Dunbar’s final farewell was captured in a snow-clad Spearfish Canyon, a gorgeous gorge of rough rock edges and waterfalls that handily features film signage pointing to the shooting location for curious travellers. For those tempted to seek out these vast vistas, be sure to visit 1880 Town on the I-90 in South Dakota, which exhibits not only a replica Western village, but also a panoply of Dances with Wolves set pieces and memorabilia, including the mechanical stand-in for Dunbar’s faithful steed, Cisco.

Take off to the USA

La Calahorra beneath the snow-capped Sierra Nevada (Getty Images)


Film: Doctor Zhivago
Oscars (1966): 10 nominations, 5 wins

David Lean’s classic tale of love and loss during the Russian Revolution faced many production challenges, not least of which was finding a place to film. Unable to shoot in Russia due to restrictions on the source material (Boris Pasternak’s 1957 novel was banned), the British visionary chose to film his snow-swept spectacle primarily in balmy Spain. Famously recreating the streets of Moscow in Canillas, a suburb of Madrid, production designer Eddie Fowler used thousands of tons of marble dust as snow – at one point mixing it with wax and soap flakes to create Zhivago’s icicle-clad Varykino home. This idyllic, isolated building (in one scene stunningly surrounded by 7,000 daffodils) was put together in fields near Soria, halfway between Madrid and the French border. Further south, the Sierra Nevada provided the imposing backdrop to Yuri’s father’s funeral, while the Moncayo Range in the northeast doubled for Russia’s Ural Mountains.

Take off to Spain

Poiana Brașov in the Transylvanian alps (Alamy)


Film: Cold Mountain
Oscars (2003): 7 nominations, 1 win

Not long into this civil war romance, Rev Monroe (Donald Sutherland) tells Ada (Nicole Kidman) that, in Cold Mountain, “It’s the view that heals”. While – spoiler alert – that might not quite have been the case for Monroe, it certainly is for the viewers of this North Carolina-set epic. The primary location for Ada’s inexorable pining for her recently conscripted lover Inman (Jude Law), is the idyllic valley village of Cold Mountain. All wooden farmhouses with wraparound terraces flanked by rolling fields and clumps of wildflowers, it’s a ‘pack-your-bags-and-go’-type vista.

Though set in the southern USA, shooting predominantly took place in Romania, as the countryside was less marred by modern visual obstructions (such as power lines), saving on costly post-production work. The village of Cold Mountain itself was constructed from scratch in Poiana Brașov in the Transylvanian alps, while the eponymous peak, where the protagonists are reunited before the film’s dramatic climax, is Zărneşti Gorge in Piatra Craiului National Park (the real Cold Mountain being in North Carolina’s Pisgah National Forest).
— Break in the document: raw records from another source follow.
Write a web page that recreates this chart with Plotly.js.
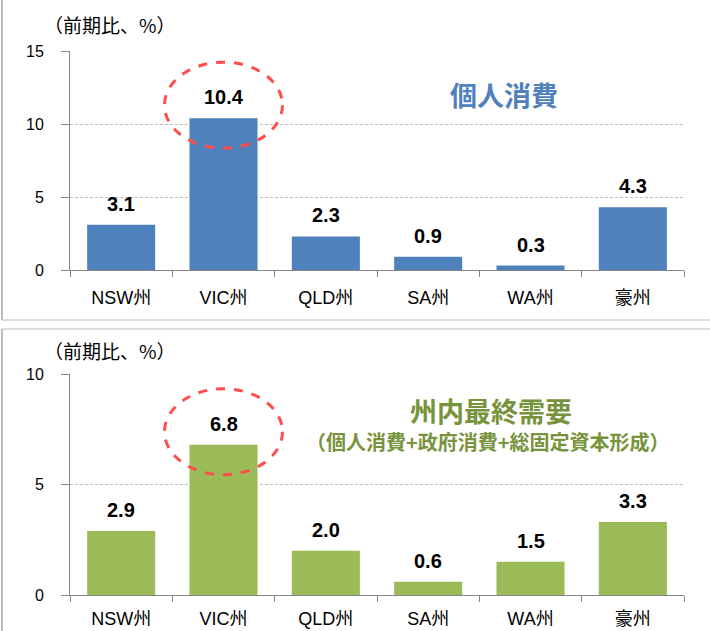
<!DOCTYPE html>
<html>
<head>
<meta charset="utf-8">
<script src="https://cdn.plot.ly/plotly-3.0.1.min.js"></script>
<style>html,body{margin:0;padding:0;background:#fff;}#chart{width:710px;height:631px;}</style>
</head>
<body>
<div id="chart"></div>
<script>
// ---- data ----
const categories = ["NSW州", "VIC州", "QLD州", "SA州", "WA州", "豪州"];
const consumption = [3.1, 10.4, 2.3, 0.9, 0.3, 4.3];
const finalDemand = [2.9, 6.8, 2.0, 0.6, 1.5, 3.3];
const unitLabel = "（前期比、%）";
const title1 = "個人消費";
const title2 = "州内最終需要";
const subtitle2 = "（個人消費+政府消費+総固定資本形成）";
const highlightCategory = "VIC州";

const FONT = "Liberation Sans, Arial, Noto Sans CJK JP, sans-serif";
const JP = "Noto Sans CJK JP, sans-serif";
const blue = "#4F81BD", green = "#9BBB59";

const traces = [
  {type: "bar", x: categories, y: consumption, marker: {color: blue}, xaxis: "x", yaxis: "y", hoverinfo: "none", width: 0.665},
  {type: "bar", x: categories, y: finalDemand, marker: {color: green}, xaxis: "x2", yaxis: "y2", hoverinfo: "none", width: 0.665}
];

function valueLabels(vals, xr, yr) {
  return vals.map((v, i) => ({
    x: categories[i], y: v, xref: xr, yref: yr, text: "<b>" + v.toFixed(1) + "</b>",
    showarrow: false, yanchor: "bottom", yshift: 8,
    font: {family: FONT, size: 20, color: "#000"}
  }));
}

function ellipse(vals, xr, yr) {
  const i = categories.indexOf(highlightCategory);
  return {
    type: "circle", xref: xr, yref: yr,
    xsizemode: "pixel", ysizemode: "pixel",
    xanchor: i, yanchor: vals[i],
    x0: -59, x1: 59, y0: -30, y1: 56,
    line: {color: "#FF4D4D", width: 3, dash: "dash"}
  };
}

const axisX = (standoff) => ({
  type: "category", showline: true, linecolor: "#868686", linewidth: 1,
  ticks: "outside", ticklen: 6, tickcolor: "#868686", tickson: "boundaries",
  showgrid: false, tickfont: {family: FONT, size: 18, color: "#000"},
  ticklabelstandoff: standoff, fixedrange: true
});
const axisY = (range, domain) => ({
  range: range, dtick: 5, domain: domain, showline: true, linecolor: "#868686", linewidth: 1,
  ticks: "outside", ticklen: 8, tickcolor: "#868686",
  showgrid: true, gridcolor: "#BFBFBF", griddash: "3px,2px", gridwidth: 1,
  zeroline: false, tickfont: {family: FONT, size: 16, color: "#000"},
  ticklabelstandoff: 14, fixedrange: true
});

const px = x => (x - 70) / 614;
const py = y => 1 - y / 631;

const layout = {
  width: 710, height: 631,
  margin: {l: 70, r: 26, t: 0, b: 0},
  paper_bgcolor: "#fff", plot_bgcolor: "#fff",
  showlegend: false, bargap: 0.335,
  xaxis: Object.assign(axisX(11), {anchor: "y", domain: [0, 1]}),
  yaxis: Object.assign(axisY([0, 15], [py(270), py(51)]), {anchor: "x"}),
  xaxis2: Object.assign(axisX(7), {anchor: "y2", domain: [0, 1]}),
  yaxis2: Object.assign(axisY([0, 10], [py(595), py(374)]), {anchor: "x2"}),
  annotations: [
    ...valueLabels(consumption, "x", "y"),
    ...valueLabels(finalDemand, "x2", "y2"),
    {xref: "paper", yref: "paper", x: px(42), y: py(25), xanchor: "left", yanchor: "middle", showarrow: false,
     text: unitLabel, font: {family: JP, size: 19, color: "#000"}},
    {xref: "paper", yref: "paper", x: px(42), y: py(350), xanchor: "left", yanchor: "middle", showarrow: false,
     text: unitLabel, font: {family: JP, size: 19, color: "#000"}},
    {xref: "paper", yref: "paper", x: px(504), y: py(95), xanchor: "center", yanchor: "middle", showarrow: false,
     text: "<b>" + title1 + "</b>", font: {family: JP, size: 27, color: "#4F81BD"}},
    {xref: "paper", yref: "paper", x: px(491), y: py(410), xanchor: "center", yanchor: "middle", showarrow: false,
     text: "<b>" + title2 + "</b>", font: {family: JP, size: 27, color: "#77933C"}},
    {xref: "paper", yref: "paper", x: px(488), y: py(441), xanchor: "center", yanchor: "middle", showarrow: false,
     text: "<b>" + subtitle2 + "</b>", font: {family: JP, size: 20, color: "#77933C"}}
  ],
  shapes: [
    ellipse(consumption, "x", "y"),
    ellipse(finalDemand, "x2", "y2"),
    {type: "line", xref: "paper", yref: "paper", x0: px(2), x1: px(2), y0: py(0), y1: py(320), line: {color: "#A6A6A6", width: 1.5}},
    {type: "line", xref: "paper", yref: "paper", x0: px(2), x1: px(710), y0: py(320), y1: py(320), line: {color: "#D0D0D0", width: 1.5}},
    {type: "line", xref: "paper", yref: "paper", x0: px(2), x1: px(710), y0: py(329), y1: py(329), line: {color: "#D0D0D0", width: 1.5}},
    {type: "line", xref: "paper", yref: "paper", x0: px(2), x1: px(2), y0: py(329), y1: py(631), line: {color: "#A6A6A6", width: 1.5}}
  ]
};

Plotly.newPlot("chart", traces, layout, {displayModeBar: false, staticPlot: true});
</script>
</body>
</html>
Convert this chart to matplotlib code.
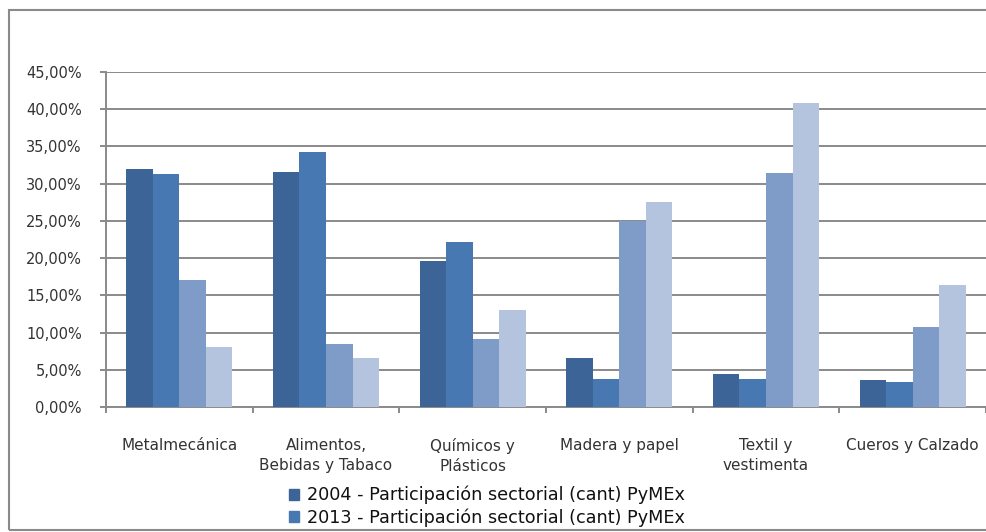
import numpy as np
import matplotlib
matplotlib.use("Agg")
import matplotlib.pyplot as plt
from matplotlib.patches import Patch, Rectangle

plt.rcParams['font.family'] = ['DejaVu Sans']

SECTORES = ["Metalmecánica", "Alimentos,\nBebidas y Tabaco", "Químicos y\nPlásticos",
            "Madera y papel", "Textil y\nvestimenta", "Cueros y Calzado"]

S1 = [32.0, 31.6, 19.6, 6.6, 4.5, 3.6]
S2 = [31.25, 34.3, 22.2, 3.7, 3.7, 3.3]
S3 = [17.1, 8.4, 9.2, 25.0, 31.5, 10.7]
S4 = [8.1, 6.6, 13.0, 27.5, 40.8, 16.4]

LABELS = ["2004 - Participación sectorial (cant) PyMEx",
          "2013 - Participación sectorial (cant) PyMEx"]
COLORS = ["#3d6497", "#4878b1", "#7f9bc8", "#b4c4df"]

YTICKS = np.arange(0, 46, 5)

W, H = 986, 532
fig = plt.figure(figsize=(W / 100, H / 100), dpi=100)
ax = fig.add_axes([106 / W, (H - 407) / H, (W - 106) / W, (407 - 72) / H])

# outer chart border (cropped at right)
fig.add_artist(Rectangle((9 / W, (H - 530) / H), 1.2, (530 - 10) / H,
                         transform=fig.transFigure, fill=False,
                         edgecolor="#8a8a8a", linewidth=1.5))

x = np.arange(len(SECTORES))
w = 0.181
for i, vals in enumerate([S1, S2, S3, S4]):
    ax.bar(x + (i - 1.5) * w, vals, w, color=COLORS[i], zorder=3)

ax.set_ylim(0, 45)
ax.set_xlim(-0.5, 5.5 - 8 / 148)
ax.set_yticks(YTICKS)
ax.set_yticklabels([f"{v:.2f}".replace(".", ",") + "%" for v in YTICKS])
ax.yaxis.grid(True, color="#8a8a8a", linewidth=1.4, zorder=0)

ax.set_xticks(x)
ax.set_xticklabels(SECTORES, fontsize=11, color="#333333", linespacing=1.45)
ax.set_xticks(np.arange(-0.5, 6, 1), minor=True)
ax.tick_params(axis="x", which="major", length=0, pad=22)
ax.tick_params(axis="x", which="minor", length=4.5, color="#8a8a8a", width=1.4)
ax.tick_params(axis="y", length=4.5, color="#8a8a8a", width=1.4,
               labelsize=10.5, labelcolor="#333333", pad=13)

for s in ["top", "right"]:
    ax.spines[s].set_visible(False)
for s in ["left", "bottom"]:
    ax.spines[s].set_color("#8a8a8a")
    ax.spines[s].set_linewidth(1.4)

handles = [Patch(color=COLORS[0]), Patch(color=COLORS[1])]
fig.legend(handles, LABELS, loc="upper left", bbox_to_anchor=(280 / W, (H - 477) / H),
           frameon=False, fontsize=12.7, handlelength=0.6, handleheight=0.6,
           handletextpad=0.45, labelspacing=0.22, borderpad=0, labelcolor="#111111")

fig.savefig("out.png", dpi=100)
Both are seriously seductive settings, though the few US locations used on Inman’s arduous trek home give them a run for their money. Not even Philip Seymour Hoffman’s near-constant talk of constipation can spoil the beauty of the James River in Richmond, and somehow even the swamps look good: an aerial shot over a lily pad-clad waterway in Cypress Gardens, South Carolina, is sure to bust those marshland stereotypes.